◆ **TASK GOAL**:
Restate verbatim the lines between the one holding "Clone this diagram in TikZ." and the one holding "color=transparent!30, outer color=transparent!100]", both included, and no others.

◆ **MATERIAL TO PROCESS**:
-------

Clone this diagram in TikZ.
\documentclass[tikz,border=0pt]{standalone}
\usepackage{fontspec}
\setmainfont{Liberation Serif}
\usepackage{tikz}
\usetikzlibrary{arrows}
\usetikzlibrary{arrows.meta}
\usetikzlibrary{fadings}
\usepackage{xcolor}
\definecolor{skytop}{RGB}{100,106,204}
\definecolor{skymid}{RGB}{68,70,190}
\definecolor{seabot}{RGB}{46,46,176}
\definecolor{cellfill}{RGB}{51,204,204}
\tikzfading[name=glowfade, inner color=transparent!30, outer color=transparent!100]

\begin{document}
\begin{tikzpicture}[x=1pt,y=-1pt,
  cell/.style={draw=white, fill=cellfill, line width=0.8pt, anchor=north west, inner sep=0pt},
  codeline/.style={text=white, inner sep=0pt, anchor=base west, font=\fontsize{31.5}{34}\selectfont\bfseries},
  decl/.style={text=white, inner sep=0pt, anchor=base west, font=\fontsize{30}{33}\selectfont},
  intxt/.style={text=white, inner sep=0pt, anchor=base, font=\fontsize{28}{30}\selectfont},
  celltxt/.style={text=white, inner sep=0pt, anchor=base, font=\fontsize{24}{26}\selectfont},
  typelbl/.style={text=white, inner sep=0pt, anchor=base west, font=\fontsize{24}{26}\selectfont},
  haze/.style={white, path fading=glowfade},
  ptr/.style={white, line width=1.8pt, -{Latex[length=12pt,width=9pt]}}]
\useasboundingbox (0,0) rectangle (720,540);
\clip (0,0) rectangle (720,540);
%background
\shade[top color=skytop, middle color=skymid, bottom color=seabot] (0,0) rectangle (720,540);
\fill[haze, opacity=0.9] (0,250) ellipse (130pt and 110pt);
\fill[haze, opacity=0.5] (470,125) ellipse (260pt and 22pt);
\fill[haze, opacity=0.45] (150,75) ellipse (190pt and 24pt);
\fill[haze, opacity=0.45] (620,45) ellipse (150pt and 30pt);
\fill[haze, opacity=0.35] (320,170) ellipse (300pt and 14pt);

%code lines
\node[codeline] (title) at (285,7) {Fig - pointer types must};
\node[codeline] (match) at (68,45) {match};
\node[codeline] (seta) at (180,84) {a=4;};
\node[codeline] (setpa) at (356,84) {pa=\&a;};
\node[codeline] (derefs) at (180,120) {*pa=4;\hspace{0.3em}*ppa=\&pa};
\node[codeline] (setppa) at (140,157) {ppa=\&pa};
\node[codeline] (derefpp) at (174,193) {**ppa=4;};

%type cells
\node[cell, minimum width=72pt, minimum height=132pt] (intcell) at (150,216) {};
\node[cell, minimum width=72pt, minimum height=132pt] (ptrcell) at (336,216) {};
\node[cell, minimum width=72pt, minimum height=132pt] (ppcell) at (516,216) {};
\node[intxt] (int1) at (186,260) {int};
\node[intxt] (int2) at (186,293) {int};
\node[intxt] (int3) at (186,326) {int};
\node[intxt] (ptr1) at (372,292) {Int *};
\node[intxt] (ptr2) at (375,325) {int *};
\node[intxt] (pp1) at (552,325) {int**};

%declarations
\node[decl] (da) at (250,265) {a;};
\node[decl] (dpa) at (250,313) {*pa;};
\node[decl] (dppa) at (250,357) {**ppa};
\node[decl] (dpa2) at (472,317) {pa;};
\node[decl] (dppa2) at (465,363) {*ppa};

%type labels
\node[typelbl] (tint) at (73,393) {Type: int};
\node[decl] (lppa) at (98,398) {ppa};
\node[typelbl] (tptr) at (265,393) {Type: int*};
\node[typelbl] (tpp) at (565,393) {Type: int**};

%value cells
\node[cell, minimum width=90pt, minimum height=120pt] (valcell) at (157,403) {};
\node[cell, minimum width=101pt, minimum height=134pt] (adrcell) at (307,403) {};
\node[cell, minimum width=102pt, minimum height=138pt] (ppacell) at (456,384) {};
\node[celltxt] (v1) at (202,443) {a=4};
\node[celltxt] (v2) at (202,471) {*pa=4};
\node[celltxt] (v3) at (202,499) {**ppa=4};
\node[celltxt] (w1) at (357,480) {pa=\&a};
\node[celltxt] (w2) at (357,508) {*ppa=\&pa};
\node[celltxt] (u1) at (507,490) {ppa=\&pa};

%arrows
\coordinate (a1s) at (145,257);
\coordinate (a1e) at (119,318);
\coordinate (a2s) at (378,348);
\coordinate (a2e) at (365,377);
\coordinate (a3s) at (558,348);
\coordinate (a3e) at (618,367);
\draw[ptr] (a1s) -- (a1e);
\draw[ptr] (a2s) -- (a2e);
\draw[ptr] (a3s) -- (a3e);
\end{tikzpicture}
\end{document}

-------

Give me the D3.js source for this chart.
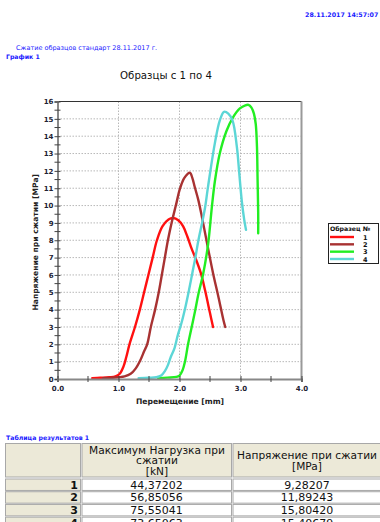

-------

◆ **WRITTEN RESPONSE**:
Clone this diagram in TikZ.
\documentclass[tikz,border=0pt]{standalone}
\usepackage{fontspec}
\setmainfont{Liberation Serif}
\usepackage{tikz}
\usetikzlibrary{arrows}
\usetikzlibrary{arrows.meta}
\usetikzlibrary{fadings}
\usepackage{xcolor}
\definecolor{skytop}{RGB}{100,106,204}
\definecolor{skymid}{RGB}{68,70,190}
\definecolor{seabot}{RGB}{46,46,176}
\definecolor{cellfill}{RGB}{51,204,204}
\tikzfading[name=glowfade, inner color=transparent!30, outer color=transparent!100]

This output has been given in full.